> [Task objective]
Begin with the first line of the listing and quote every line through the one containing "from bokeh.resources import INLINE"; give only those lines.

> [Recorded data]

────────────────────────────────────────

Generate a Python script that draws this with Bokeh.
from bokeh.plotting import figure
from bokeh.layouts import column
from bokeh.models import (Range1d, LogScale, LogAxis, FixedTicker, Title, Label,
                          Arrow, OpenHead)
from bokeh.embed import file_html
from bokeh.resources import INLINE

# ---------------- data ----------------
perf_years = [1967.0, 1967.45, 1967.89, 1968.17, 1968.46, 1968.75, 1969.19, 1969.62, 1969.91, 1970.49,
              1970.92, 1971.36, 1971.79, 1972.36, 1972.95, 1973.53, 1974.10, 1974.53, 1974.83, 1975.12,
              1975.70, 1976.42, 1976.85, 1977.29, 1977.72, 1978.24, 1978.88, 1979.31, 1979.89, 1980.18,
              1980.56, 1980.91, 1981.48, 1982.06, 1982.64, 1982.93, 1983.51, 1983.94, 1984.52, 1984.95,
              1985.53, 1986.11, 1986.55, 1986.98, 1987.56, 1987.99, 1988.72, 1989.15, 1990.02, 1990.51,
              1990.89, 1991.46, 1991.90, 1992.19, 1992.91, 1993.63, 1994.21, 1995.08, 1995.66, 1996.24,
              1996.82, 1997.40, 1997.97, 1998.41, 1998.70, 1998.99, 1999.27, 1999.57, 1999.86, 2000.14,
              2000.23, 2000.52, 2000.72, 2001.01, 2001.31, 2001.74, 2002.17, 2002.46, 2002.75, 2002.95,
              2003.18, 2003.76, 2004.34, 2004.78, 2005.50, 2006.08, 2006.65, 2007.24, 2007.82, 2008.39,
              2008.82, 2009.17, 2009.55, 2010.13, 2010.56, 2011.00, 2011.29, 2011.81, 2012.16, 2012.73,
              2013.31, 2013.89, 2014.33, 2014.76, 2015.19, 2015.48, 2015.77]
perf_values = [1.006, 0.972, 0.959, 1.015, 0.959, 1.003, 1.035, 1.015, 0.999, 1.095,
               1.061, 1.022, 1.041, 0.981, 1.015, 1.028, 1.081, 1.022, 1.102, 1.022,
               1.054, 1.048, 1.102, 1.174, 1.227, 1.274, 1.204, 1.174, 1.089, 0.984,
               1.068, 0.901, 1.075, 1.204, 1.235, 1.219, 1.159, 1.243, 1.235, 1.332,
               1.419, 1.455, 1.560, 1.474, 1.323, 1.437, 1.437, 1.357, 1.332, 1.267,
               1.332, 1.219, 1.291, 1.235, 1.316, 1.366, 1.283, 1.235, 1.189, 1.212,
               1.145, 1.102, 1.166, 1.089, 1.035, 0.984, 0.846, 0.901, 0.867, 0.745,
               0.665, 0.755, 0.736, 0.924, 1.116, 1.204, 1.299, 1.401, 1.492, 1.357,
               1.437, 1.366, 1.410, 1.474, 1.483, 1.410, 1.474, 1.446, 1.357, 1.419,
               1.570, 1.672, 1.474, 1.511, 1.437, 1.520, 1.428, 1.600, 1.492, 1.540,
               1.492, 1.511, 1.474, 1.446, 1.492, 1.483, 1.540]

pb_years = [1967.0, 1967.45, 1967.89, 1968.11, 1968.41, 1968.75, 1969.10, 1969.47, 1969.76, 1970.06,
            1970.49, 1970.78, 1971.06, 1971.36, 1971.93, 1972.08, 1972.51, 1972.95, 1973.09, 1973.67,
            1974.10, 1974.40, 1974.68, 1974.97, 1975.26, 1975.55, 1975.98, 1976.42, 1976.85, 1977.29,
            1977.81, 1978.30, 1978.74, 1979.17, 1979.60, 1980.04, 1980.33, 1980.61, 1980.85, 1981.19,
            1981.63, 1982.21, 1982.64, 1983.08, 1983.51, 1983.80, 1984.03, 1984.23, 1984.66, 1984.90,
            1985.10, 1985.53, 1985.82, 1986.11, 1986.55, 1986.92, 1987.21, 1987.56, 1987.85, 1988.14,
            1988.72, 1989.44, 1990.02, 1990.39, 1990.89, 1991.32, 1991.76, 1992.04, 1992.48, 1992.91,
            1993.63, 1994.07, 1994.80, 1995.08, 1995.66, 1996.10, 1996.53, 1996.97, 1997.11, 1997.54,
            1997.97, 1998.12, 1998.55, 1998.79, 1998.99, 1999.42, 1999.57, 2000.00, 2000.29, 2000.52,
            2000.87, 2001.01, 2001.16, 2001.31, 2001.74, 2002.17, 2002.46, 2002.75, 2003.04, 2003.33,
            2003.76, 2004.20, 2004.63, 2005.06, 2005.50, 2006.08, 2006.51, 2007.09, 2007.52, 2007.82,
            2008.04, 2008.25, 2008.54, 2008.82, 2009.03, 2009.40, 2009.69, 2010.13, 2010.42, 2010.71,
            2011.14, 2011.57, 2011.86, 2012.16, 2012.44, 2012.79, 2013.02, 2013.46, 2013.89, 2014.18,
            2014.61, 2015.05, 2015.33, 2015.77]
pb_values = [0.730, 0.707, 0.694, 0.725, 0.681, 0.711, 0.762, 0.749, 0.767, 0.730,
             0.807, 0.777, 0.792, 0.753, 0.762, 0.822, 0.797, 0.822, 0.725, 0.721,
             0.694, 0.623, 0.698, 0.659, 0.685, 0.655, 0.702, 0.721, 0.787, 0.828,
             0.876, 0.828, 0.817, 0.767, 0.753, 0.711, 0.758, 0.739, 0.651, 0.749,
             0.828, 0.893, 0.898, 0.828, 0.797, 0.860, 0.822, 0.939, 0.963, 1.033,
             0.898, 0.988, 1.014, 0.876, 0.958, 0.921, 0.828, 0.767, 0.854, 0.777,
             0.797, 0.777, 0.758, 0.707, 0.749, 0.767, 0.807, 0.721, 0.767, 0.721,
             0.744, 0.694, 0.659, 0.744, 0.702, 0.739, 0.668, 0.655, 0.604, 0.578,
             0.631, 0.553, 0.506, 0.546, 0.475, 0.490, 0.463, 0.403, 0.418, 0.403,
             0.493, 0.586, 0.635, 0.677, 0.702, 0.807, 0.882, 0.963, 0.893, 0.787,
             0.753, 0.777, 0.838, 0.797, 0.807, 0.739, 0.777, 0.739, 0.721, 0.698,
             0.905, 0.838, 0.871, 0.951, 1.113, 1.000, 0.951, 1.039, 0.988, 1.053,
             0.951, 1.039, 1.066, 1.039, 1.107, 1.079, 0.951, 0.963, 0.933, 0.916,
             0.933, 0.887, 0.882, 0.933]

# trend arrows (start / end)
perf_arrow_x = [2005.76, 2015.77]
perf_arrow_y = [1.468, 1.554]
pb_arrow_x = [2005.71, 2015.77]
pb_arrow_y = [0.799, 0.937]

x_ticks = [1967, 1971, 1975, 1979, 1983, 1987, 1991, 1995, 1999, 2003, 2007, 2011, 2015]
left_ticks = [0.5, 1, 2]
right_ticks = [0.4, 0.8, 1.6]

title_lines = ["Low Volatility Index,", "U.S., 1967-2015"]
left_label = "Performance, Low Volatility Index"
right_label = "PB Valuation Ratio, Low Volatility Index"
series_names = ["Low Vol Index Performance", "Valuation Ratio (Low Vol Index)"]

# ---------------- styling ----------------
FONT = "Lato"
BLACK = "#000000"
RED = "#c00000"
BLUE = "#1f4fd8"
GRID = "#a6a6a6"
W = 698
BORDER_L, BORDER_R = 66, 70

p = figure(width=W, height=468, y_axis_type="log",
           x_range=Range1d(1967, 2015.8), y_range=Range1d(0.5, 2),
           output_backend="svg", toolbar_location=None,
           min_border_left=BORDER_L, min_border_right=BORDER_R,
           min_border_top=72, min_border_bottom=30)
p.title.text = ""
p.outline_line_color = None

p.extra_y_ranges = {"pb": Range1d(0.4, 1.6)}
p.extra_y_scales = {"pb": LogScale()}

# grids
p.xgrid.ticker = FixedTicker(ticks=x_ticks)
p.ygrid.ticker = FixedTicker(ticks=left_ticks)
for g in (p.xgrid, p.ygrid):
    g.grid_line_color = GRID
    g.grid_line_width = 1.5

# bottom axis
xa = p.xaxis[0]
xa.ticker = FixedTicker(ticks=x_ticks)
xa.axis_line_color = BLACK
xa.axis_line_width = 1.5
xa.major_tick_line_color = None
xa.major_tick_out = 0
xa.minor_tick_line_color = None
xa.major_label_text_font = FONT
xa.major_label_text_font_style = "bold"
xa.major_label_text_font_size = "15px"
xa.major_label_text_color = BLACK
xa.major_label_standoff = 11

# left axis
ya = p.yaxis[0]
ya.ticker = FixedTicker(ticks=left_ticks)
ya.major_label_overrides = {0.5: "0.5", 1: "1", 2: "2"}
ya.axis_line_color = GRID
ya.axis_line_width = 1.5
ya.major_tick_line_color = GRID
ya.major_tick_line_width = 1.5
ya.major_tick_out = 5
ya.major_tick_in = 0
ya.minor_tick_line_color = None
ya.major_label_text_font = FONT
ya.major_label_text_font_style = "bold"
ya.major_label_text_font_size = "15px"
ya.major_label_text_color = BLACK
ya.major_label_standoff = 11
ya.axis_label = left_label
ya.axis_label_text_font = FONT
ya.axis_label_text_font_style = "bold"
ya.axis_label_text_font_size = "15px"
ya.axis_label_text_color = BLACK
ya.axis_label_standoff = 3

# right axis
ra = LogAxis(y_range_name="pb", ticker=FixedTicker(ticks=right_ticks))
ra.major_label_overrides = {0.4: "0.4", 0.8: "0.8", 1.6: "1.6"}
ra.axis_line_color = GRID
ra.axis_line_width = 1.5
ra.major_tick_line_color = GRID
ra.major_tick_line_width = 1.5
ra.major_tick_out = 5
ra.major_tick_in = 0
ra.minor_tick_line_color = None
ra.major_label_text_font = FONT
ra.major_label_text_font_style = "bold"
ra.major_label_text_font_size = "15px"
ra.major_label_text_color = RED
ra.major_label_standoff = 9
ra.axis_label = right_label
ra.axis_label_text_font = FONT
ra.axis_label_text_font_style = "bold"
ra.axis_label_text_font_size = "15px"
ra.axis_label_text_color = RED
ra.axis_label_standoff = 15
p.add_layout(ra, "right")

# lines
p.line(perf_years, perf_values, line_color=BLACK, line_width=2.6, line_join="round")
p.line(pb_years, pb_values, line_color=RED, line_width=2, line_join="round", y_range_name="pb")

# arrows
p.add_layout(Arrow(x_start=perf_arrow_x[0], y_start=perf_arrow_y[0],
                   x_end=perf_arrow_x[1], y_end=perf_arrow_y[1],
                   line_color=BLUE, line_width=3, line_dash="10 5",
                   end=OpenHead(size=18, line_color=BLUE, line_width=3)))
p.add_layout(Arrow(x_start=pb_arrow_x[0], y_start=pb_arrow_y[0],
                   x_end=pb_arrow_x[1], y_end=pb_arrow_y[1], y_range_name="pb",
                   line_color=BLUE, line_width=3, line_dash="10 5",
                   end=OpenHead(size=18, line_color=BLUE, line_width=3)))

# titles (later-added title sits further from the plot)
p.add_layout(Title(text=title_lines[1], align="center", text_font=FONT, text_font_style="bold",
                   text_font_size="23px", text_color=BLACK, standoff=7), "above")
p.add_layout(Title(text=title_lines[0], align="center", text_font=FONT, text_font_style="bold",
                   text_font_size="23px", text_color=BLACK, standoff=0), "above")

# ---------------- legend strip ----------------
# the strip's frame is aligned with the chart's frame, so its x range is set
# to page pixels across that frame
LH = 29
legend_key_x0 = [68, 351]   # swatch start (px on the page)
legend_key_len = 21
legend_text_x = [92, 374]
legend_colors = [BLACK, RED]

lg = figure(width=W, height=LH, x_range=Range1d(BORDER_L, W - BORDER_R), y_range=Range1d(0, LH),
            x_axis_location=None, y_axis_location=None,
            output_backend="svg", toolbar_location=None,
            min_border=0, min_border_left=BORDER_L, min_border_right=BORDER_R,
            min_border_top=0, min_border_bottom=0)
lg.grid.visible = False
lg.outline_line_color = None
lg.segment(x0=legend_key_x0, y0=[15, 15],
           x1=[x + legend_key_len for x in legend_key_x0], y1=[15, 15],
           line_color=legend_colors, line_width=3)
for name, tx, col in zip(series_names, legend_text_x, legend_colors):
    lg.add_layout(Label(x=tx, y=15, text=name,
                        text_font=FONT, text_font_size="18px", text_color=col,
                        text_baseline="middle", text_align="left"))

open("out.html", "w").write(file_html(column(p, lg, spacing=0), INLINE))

────────────────────────────────────────

> [Completed task]
Generate a Python script that draws this with Bokeh.
from bokeh.plotting import figure
from bokeh.layouts import column
from bokeh.models import (Range1d, LogScale, LogAxis, FixedTicker, Title, Label,
                          Arrow, OpenHead)
from bokeh.embed import file_html
from bokeh.resources import INLINE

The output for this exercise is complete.